Since my first paper designs attracted attention of the creative industry (thanks to a collaboration with the Guardian newspaper), I was lucky to collaborate with international brands and companies, and work on exciting projects learning and perfecting the techniques along the way.
The key difference of my way of working with paper strips is that by using heavy paper and card I am able to work with single segments of a paper strip without the need to roll it into a basic shape (unlike traditional Quilling that uses very thin light paper that must be rolled into some shape to ensure its stability).
Heavy paper allows me to shape a strip into a single line, that holds its shape and is stable on the surface when glued down. This means that I can introduce new colour with every next strip added and create any design without limitations: basically, if you can draw a line with a pencil, you can then repeat that line with a strip of heavy paper creating a 3-dimensional line. That’s what I call ‘DRAWING with paper strips’.
A few years ago my techniques made another evolutionary turn from ‘drawing’ to ‘PAINTING’ with paper. Painting with paper means imitating brushstrokes with tightly packed strips of paper, achieved by combining different colour strips in a similar way as mixing paints on a palette. This new technique comes as close to the real painting as possible, but with added quality of a third dimension.
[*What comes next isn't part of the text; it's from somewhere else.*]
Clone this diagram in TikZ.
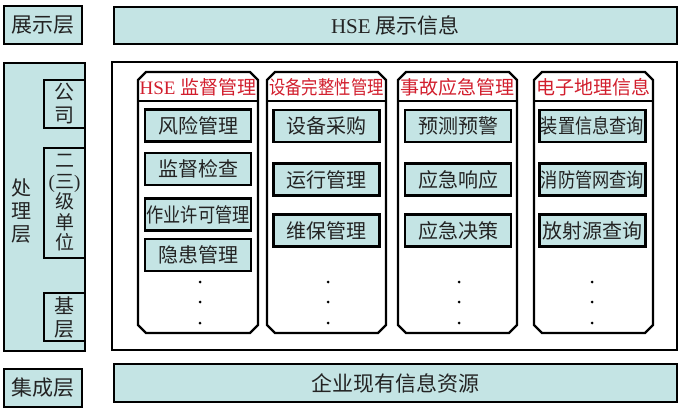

Obviously combining coloured paper strips in this manner won’t give you a smooth new colour that you can get when mixing paints, it is more of an optical illusion explained by limits of the human eye’s ability to perceive alternating colour stripes — at a certain distance the eye struggles to discern individual stripes and begins to perceive the new blended colour as a whole.
These innovative ways of working with paper strips that I came up with keep me fascinated with paper as a material, and after 16 years of working with paper I know I’ve just scratched the surface of what is really possible to express through this medium.
Is there mission driving your creative journey?
Nature has always been my main source of inspiration, however I often feel an urge to expand my subject matter: it feels that depicting just a beautiful flower, a pretty shell or a decorative wave on its own is simply ‘not enough’… A human presence is needed to deepen the visual experience, the feel & emotional charge coming from the artwork. So I began combining the natural motifs or Sacred geometry elements with human faces to visualize the inter-contentedness of Humans and Nature, to depict subtle energies invisible to the eye.
The past year I’ve done many paper portraits and each of them has its own inspiration, its own visual language and it was creating them as stand-alone pieces exploring one idea at a time, but recently I realized that there is a common thread going through all of them: in my current art practice I portray ‘people of Gaia’ – organically evolved Humans walking the Ascended Earth…
When I start a new portrait I always have an intention to create from the place of honoring the history and the past – drawing lots of inspiration from various cultures existing on the planet, but at the same time making a conscious choice to bring forward a new vision of the future. Future when we, as a collective, have healed our past, released the pain and integrated all the lessons that brought us all here to this moment in time: unified Humanity – people of Gaia.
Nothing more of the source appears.